My jaw dropped. “You mean you’re eight hundred sessions old?” I could barely process what she was saying. It was all unbelievable.
“A bit older actually. I came here when I was already fully grown.”
“I also saw a room with many paintings.”
“You were no doubt told about the Battle of the Beasts back in Wormwood?”
“All Wugs were told about it. The beasts attacked Wormwood long ago but were beaten back and thereafter remained in the Quag.”
She said emphatically, “Well, that was a lie. There was never such a thing.”
“But I’ve seen the paintings at the Council building—”

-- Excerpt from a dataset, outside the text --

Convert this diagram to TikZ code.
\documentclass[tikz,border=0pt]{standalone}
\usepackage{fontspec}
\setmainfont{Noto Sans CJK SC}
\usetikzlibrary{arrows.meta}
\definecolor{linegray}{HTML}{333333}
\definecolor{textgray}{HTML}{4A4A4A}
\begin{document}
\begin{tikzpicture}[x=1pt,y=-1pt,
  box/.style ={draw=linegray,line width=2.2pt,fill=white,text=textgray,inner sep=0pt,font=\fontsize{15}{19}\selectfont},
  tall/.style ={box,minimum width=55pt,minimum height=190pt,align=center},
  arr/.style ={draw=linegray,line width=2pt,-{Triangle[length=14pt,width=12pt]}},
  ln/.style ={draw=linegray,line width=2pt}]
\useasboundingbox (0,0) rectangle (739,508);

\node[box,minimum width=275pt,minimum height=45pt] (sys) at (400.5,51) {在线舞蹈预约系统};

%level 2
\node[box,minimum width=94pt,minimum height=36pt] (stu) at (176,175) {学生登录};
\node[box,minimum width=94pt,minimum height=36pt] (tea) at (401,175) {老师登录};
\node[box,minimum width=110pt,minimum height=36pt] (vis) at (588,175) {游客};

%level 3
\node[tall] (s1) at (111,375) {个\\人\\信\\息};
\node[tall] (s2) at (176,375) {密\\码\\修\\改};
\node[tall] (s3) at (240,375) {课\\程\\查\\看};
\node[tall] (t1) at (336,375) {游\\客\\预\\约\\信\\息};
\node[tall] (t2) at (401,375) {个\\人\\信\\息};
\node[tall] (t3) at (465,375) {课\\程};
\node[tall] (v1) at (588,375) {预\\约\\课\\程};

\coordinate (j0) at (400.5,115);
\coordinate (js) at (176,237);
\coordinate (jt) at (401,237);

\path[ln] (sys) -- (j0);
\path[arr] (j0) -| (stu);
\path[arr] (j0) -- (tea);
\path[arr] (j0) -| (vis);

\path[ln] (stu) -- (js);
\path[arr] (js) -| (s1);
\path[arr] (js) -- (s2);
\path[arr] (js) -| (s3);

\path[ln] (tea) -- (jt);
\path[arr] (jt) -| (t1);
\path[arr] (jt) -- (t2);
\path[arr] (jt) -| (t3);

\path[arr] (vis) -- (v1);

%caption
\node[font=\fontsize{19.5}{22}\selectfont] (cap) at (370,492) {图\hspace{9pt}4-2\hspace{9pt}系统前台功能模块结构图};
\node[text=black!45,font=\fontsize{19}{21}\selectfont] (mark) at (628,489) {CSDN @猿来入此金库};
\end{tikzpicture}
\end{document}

She shook her head impatiently. “There was a war that took place over a great many sessions. However, it was not with the beasts.” She paused.
I was now squeezing both my legs so hard they felt quite numb. “Who was it with, then?”
She gazed at me so strangely I felt myself involuntarily shaking.
“It does not matter. Not now.”
“It matters to me,” I retorted.
“It was a battle between two opposite forces. One won and one lost. That is all I will say on the matter.”
“You tell me nothing,” I said forcefully.
“I will tell you this, Vega. We created the village of Wormwood. And then we managed the building of the Quag. And the decision was made to wipe away our history and replace it with another. We called ourselves Wugmorts.” She paused. “Do you know why we chose that name?”
I shook my head.
“There is a plant that is universally considered bitter. It is called the Mugwort. We altered it slightly to Wugmort. The survivors carried that feeling of guilt, of bitterness, every time they uttered the word.”
I sat forward, my mind filling with questions and possible connections. “I met a creature named Eon. Through him I went back in time. Not just my past. But further back. I was on a great battlefield. A female warrior, while she lay dying, gave me something she called the Elemental, that I could touch using the glove she also gave me. She knew my name. She said I had to survive. And she was in one of the paintings back in that room.”
Astrea looked gobsmacked by this information. “You... you met her? As she lay dying?”
“Yes. Who was she?”
Astrea didn’t look nearly so formidable now. Her eyes held a faraway look, and I could see tears clutching at their corners. She said slowly in a trembling voice, “Her name was Alice Adronis, one of our greatest sorceresses and my dearest friend. The Elemental was her creation.” She paused and swallowed. Astrea seemed to be trying very hard not to burst into tears. “She could only live as a victor or die as a warrior, could Alice.”